Eine Differenzierung bezüglich der kurzfristigen Unterbrechung nach § 24 Abs 1 Z 2 KBGG – wann diese innerhalb des Beobachtungszeitraums zu erfolgen hat – würde nicht nur dem Gesetzeszweck entgegenstehen, nämlich Härtefälle zu vermeiden, sondern auch zu einer sachlich ungerechtfertigten Benachteiligung jener Anspruchsberechtigten führen, die nicht während, sondern am Ende des sechsmonatigen Beobachtungszeitraums ihre sozialversicherungspflichtige Erwerbstätigkeit, zB im Fall einer Erkrankung ohne Entgeltfortzahlungsanspruch, unterbrechen müssen.

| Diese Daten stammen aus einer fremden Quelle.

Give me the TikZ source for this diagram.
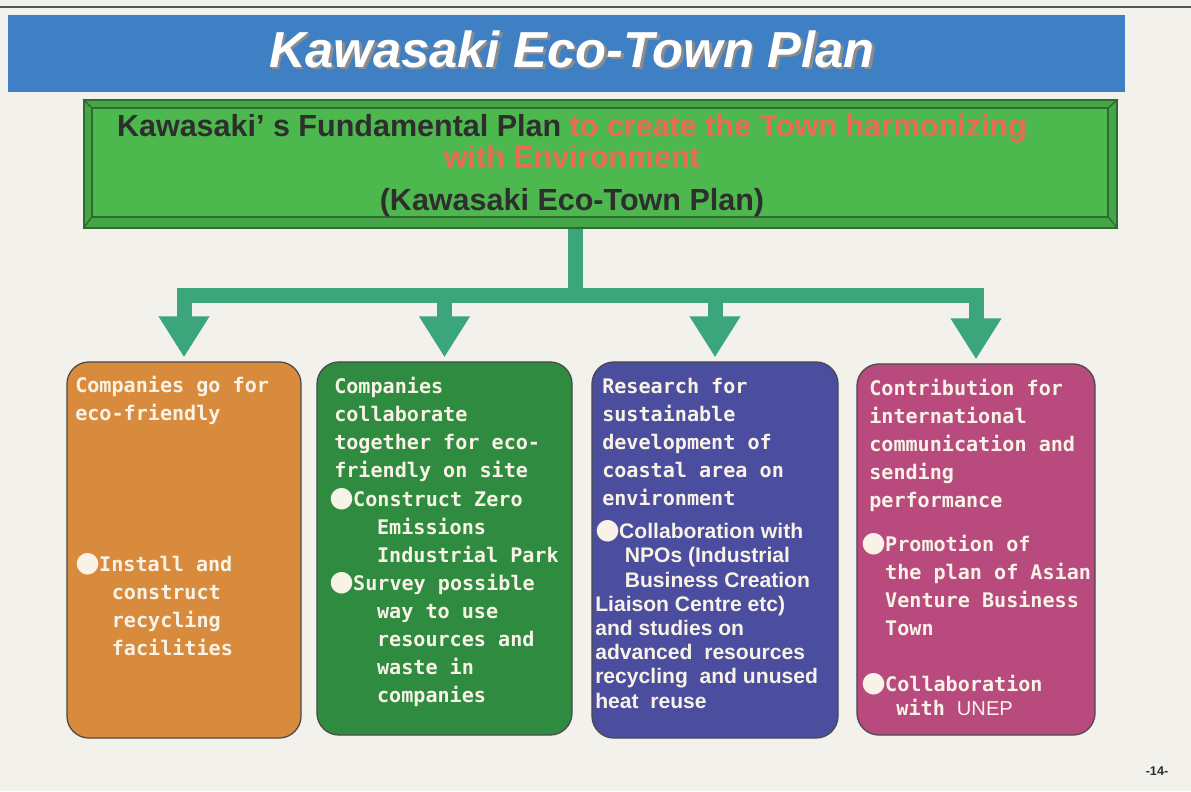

Die mindestens sechsmonatige durchgehende andauernde Erwerbstätigkeit soll nach der Intension des Gesetzgebers einen Missbrauch durch Aufnahme von kurzfristiger Scheinerwerbstätigkeit in Österreich verhindern (OGH 25.2.2014, 10 ObS 5/14d). Nach Ansicht des OGH besteht diese Gefahr des Missbrauchs allerdings nicht, wenn Personen vor Beginn des Beobachtungszeitraums ihre Erwerbstätigkeit bereits tatsächlich ausgeübt haben und sie vor dem ersten Tag der Sechsmonatsfrist diese – wie der Kl – einstellen mussten. Der unbezahlte Urlaub des Kl vom 25.2. bis 28.2.2013 sei somit keine anspruchsschädliche, sondern eine geringfügige Unterbrechung der Erwerbstätigkeit. Damit wird das Erfordernis einer durchgehenden Erwerbstätigkeit in den letzten sechs Monaten vor Geburt der zweiten Tochter erfüllt.

Das Nettoeinkommen des Kl betrug nach den Feststellungen durchschnittlich € 3.504,55 monatlich. Bei dieser Einkommenshöhe steht nach § 24a Abs 1 Z 3 iVm Abs 2 KBGG das einkommensabhängige Kinderbetreuungsgeld im Ausmaß des Maximalbetrags von € 66,- täglich zu. Danach bemisst sich die Differenz zum deutschen Elterngeld.